Susan Hansen, July 22, 2011 from Trinity College on Vimeo.

Hansen, Susan. Oral history interview on West Hartford, CT and restrictive covenants (with video), by Candace Simpson for the Cities, Suburbs, and Schools Project, July 22, 2011.Available from the Trinity College Digital Repository, Hartford Connecticut (http://digitalrepository.trincoll.edu/cssp/).

The picture above from the Hartford History Center displays students from the city of Hartford being bused in to a school in Suffield, approximately 30 minutes outside the urban center. This photo is somewhat surprising due to the fact that it is from 1968, because it displays racial segregation in the educational system slowly advancing towards integration. It indicates that the children bused in from Hartford were of African American descent and the teacher greeting the students is Caucasian therefore integrating mixed races under one building.

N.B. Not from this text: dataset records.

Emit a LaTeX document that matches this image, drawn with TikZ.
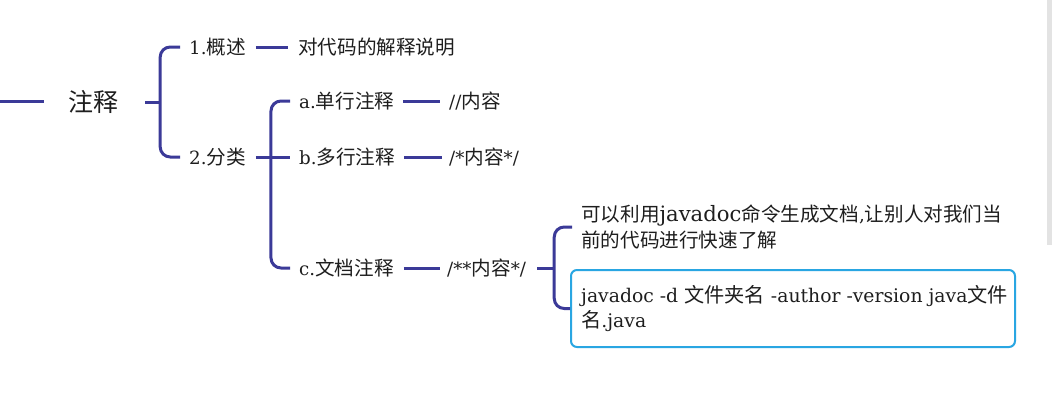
\documentclass[tikz,border=0pt]{standalone}
\usepackage{fontspec}
\setmainfont{DejaVu Serif}[Scale=0.93]
\newfontfamily\cjk{Noto Sans CJK SC}
\newfontfamily\widelat{DejaVu Serif}[Scale=1.08]
\newcommand{\zh}[1]{{\cjk #1}}
\definecolor{linec}{HTML}{3B3A98}
\definecolor{boxc}{HTML}{29A6E2}
\definecolor{txt}{HTML}{1E1E1E}
\definecolor{scroll}{HTML}{E3E3E3}
\begin{document}
\begin{tikzpicture}[x=1pt,y=-1pt,
  conn/.style={draw=linec,line width=3pt,rounded corners=10pt},
  lbl/.style={anchor=west,inner sep=0pt,text=txt,font=\fontsize{19.6}{26}\selectfont},
  big/.style={inner sep=0pt,text=txt,font=\fontsize{25}{28}\selectfont},
  bx/.style={draw=boxc,line width=2pt,rounded corners=6pt,anchor=west,inner sep=0pt,
    minimum height=77pt,minimum width=444pt}]
\useasboundingbox[fill=white] (0,0) rectangle (1052,410);
\fill[scroll] (1047,0) rectangle (1052,245);

\node[big] (root) at (93,102) {\zh{注释}};
\node[lbl] (n1) at (189,47) {1.\zh{概述}};
\node[lbl] (n1d) at (298,47) {\zh{对代码的解释说明}};
\node[lbl] (n2) at (189,157) {2.\zh{分类}};
\node[lbl] (a) at (299,101) {a.\zh{单行注释}};
\node[lbl] (ad) at (449,101) {//\zh{内容}};
\node[lbl] (b) at (299,157) {b.\zh{多行注释}};
\node[lbl] (bd) at (449,157) {/*\zh{内容}*/};
\node[lbl] (c) at (299,268) {c.\zh{文档注释}};
\node[lbl] (cd) at (447,268) {/**\zh{内容}*/};
\node[lbl,align=left] (t1) at (581,227) {\zh{可以利用}{\widelat javadoc}\zh{命令生成文档},\zh{让别人对我们当}\\\zh{前的代码进行快速了解}};
\node[bx] (box) at (570,308.5) {};
\node[lbl,align=left,font=\fontsize{20.2}{25.5}\selectfont] (boxt) at ([xshift=11pt]box.west) {javadoc -d \zh{文件夹名} -author -version java\zh{文件}\\\zh{名}.java};

\coordinate (left) at (0,101);
\coordinate (leftend) at (44,101);
\draw[conn] (left) -- (leftend);

\draw[conn] ([xshift=27pt]root.east) -- ++(15,0);
\draw[conn] ([xshift=-9pt]n1.west) -| ([xshift=42pt]root.east) |- ([xshift=-9pt]n2.west);
\draw[conn] ([xshift=10pt]n1.east) -- ([xshift=-10pt]n1d.west);

\draw[conn] ([xshift=10pt]n2.east) -- ([xshift=-9pt]b.west);
\draw[conn] ([xshift=-9pt]a.west) -| ([xshift=25pt]n2.east) |- ([xshift=-9pt]c.west);

\draw[conn] ([xshift=9pt]a.east) -- ([xshift=-9pt]ad.west);
\draw[conn] ([xshift=9pt]b.east) -- ([xshift=-7pt]bd.west);
\draw[conn] ([xshift=10pt]c.east) -- ([xshift=-7pt]cd.west);

\coordinate (j3) at ([xshift=28pt]cd.east);
\draw[conn] ([xshift=11pt]cd.east) -- (j3);
\draw[conn] ([xshift=-9pt]t1.west) -| (j3) |- (box.west);
\end{tikzpicture}
\end{document}
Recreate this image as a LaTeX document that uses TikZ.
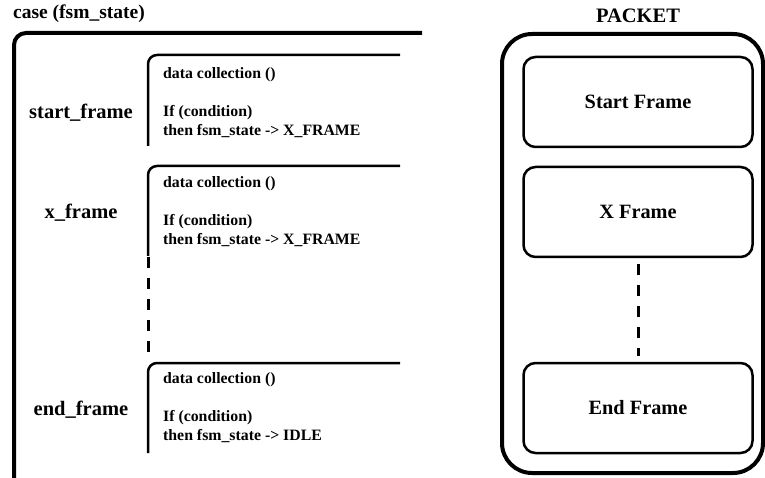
\documentclass[tikz,border=0pt]{standalone}
\usepackage{fontspec}
\setmainfont{Liberation Serif}
\usetikzlibrary{calc}
\begin{document}
\begin{tikzpicture}[x=1pt,y=-1pt,
  title/.style={font=\fontsize{19.5}{22}\selectfont\bfseries, inner sep=0pt},
  label/.style={font=\fontsize{20.5}{23}\selectfont\bfseries, inner sep=0pt},
  code/.style={font=\fontsize{15.8}{18}\selectfont\bfseries, anchor=west, inner sep=0pt},
  frame/.style={draw, line width=2.5pt, rounded corners=12pt, minimum width=229pt, minimum height=90pt, font=\fontsize{20.3}{23}\selectfont\bfseries},
  bracket/.style={line width=2.5pt, rounded corners=9pt},
  bigbracket/.style={line width=4pt, rounded corners=12pt},
  dashline/.style={line width=3pt, dash pattern=on 11pt off 10pt}]
\useasboundingbox (0,0) rectangle (765,478);

% left side
\node[title, anchor=west] (case) at (13,14) {case (fsm\_state)};
\draw[bigbracket] (14,480) -- (14,33) -- (422,33);

\draw[bracket] (148,146) -- (148,55) -- (400,55);
\node[label] (sf) at (81,113) {start\_frame};
\node[code] (d1) at (163,75) {data collection ()};
\node[code] (i1) at (163,113) {If (condition)};
\node[code] (t1) at (163,131) {then fsm\_state -> X\_FRAME};

\draw[bracket] (148,256) -- (148,166) -- (400,166);
\draw[dashline] (148,257) -- (148,356);
\node[label] (xf) at (81,213) {x\_frame};
\node[code] (d2) at (163,184) {data collection ()};
\node[code] (i2) at (163,222) {If (condition)};
\node[code] (t2) at (163,240) {then fsm\_state -> X\_FRAME};

\draw[bracket] (148,453) -- (148,363) -- (400,363);
\node[label] (ef) at (81,410) {end\_frame};
\node[code] (d3) at (163,380) {data collection ()};
\node[code] (i3) at (163,418) {If (condition)};
\node[code] (t3) at (163,436) {then fsm\_state -> IDLE};

% right side
\node[title, font=\fontsize{20.5}{23}\selectfont\bfseries] (packet) at (638,16) {PACKET};
\draw[line width=4pt, rounded corners=30pt] (502,34) rectangle (763,473);
\node[frame] (start) at (638,102) {Start Frame};
\node[frame] (xframe) at (638,212) {X Frame};
\node[frame] (end) at (638,408) {End Frame};
\draw[dashline] ($(xframe.south)+(0,6)$) -- ($(end.north)+(0,-6)$);
\end{tikzpicture}
\end{document}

In the video below, Susan Hansen responds to the map portraying the race restrictive covenants in her suburban dwelling that were permissible in the 1940’s stating that, “[It was] before my time so I don’t really give it much thought. But no, I never heard of this. I never this happening anywhere, really, in Connecticut or this part of the country. Like I said, grow up in New York and when you heard about problems, it was “Well, that’s the South. You know, they still have this horrible segregation, but we don’t have it in New York.” At least superficially we didn’t have it in New York, but certainly when I was a kid, you noticed” [00:05:43]. Race restrictive covenants go hand in hand with the educational system that was enforced in the same time period. Just like any discriminatory or communal policy implemented, the internal institutions such as schools were affected along with the community members, students, in the same society. The shock that Hansen evokes provides the evidence that the notion of racial segregation has certainly diminished if not completely eliminated in the modern world, giving the photo above credit for the production of integrated schooling.